“Being alone kind of messes me up. I don’t got nobody to talk to. I need interaction,” a young person incarcerated at the Cook County Juvenile Temporary Detention Center (JTDC) told investigators looking into the conditions at the facility
That account is included in a report from a blue ribbon committee convened by Cook County Chief Judge Timothy Evans in April 2021 is nothing short of horrific. A rational person after reading the report would push to close the facility — the largest stand-alone juvenile jail in the country — and replace it with smaller community-based settings that provide restorative and rehabilitative care.
It’s what the members of the committee recommended. But that’s not what Evans, Superintendent Leonard Dixon and other officials did. Instead, the report was hidden from the public for three months until it was suddenly released following reporter inquiries. First, Evans suggested he’d form a committee to review the recommendations. Then, two months later, he announced promised actions that only partially address the report’s recommendations.
These youths don’t need another committee or promises of changes in the future. They need humane living conditions, social interaction and trauma-informed care. And they need it now.
Over the past three years, as the COVID-19 pandemic has lingered, experts clamored for schools to stay open, arguing about how crucial in-person social engagement is for the development and well-being of children and youth. Yet, that same urgency is missing for our county’s most vulnerable youth, those in juvenile custody, who are disproportionately Black and brown.
According to the report, youths at JTDC spend at least 13 hours each day isolated from other people. Many spend more than that on any given day as solitary confinement is used as punishment, often arbitrarily.
“Staff can put you in your room as much as they want without telling why or how long you will be there,” said one youth.
Another: “Nobody wants to stay in their room. Staff uses room confinement to control us.”
Significant research in recent years has detailed the harmful effects of confinement in juvenile justice facilities.
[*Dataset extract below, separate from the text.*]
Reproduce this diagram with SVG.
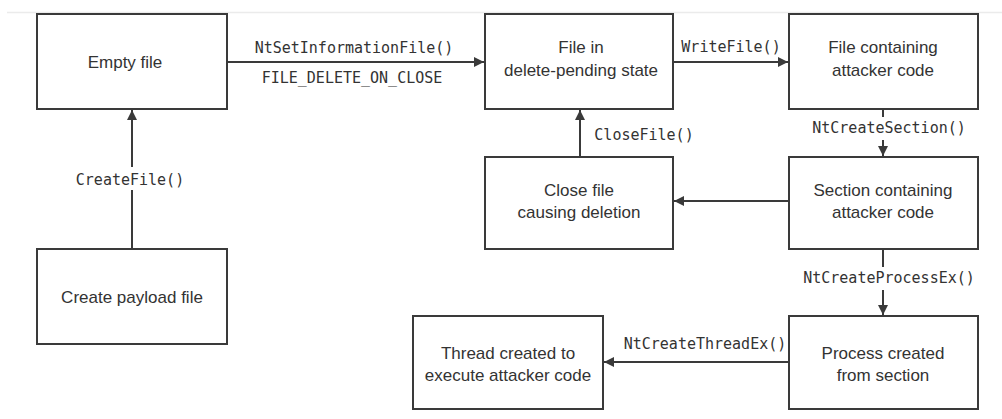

A 2012 report from the U.S. Attorney General’s Task Force on Children Exposed to Violence noted, “Nowhere is the damaging impact of incarceration on vulnerable children more obvious than when it involves solitary confinement.”
The harm caused by confinement and isolation risks lifelong consequences as the youth in detention are still developing and maturing. The part of the brain that enables us to plan, organize our thoughts and use good judgment in difficult situations doesn’t reach maturation until age 25.
“The experience of isolation is especially frightening, traumatizing and stressful for juveniles. These traumatic experiences can interfere with and damage these essential developmental processes, and the damage may be irreparable,” Craig Haney, a professor of psychology at the University of California at Santa Cruz, told the Atlantic in 2014.
And yet, rather than focus on rehabilitative services that support positive development, the Cook County juvenile criminal legal system is anchored by punitive, harmful practices that compound trauma and adverse childhood experiences.
There may be youth who need to remain at a secure facility while awaiting trial or disposition of their case. However, the current JTDC, which resembles an adult facility more than anything else, is not where those youth should be kept. All youth under the care of Cook County — regardless of what actions resulted in their detention — should be housed in small, humane settings.
There is money to do this. The state allocated more than $5 million to Cook County through the Redeploy Illinois program to provide alternative housing and services for young people in detention.
We need Evans,Dixon and county officials to act now to keep their promises and to stop the harm being done to our county’s youth.
The Rev. Ciera Bates-Chamberlain is executive director of LIVE FREE Illinois.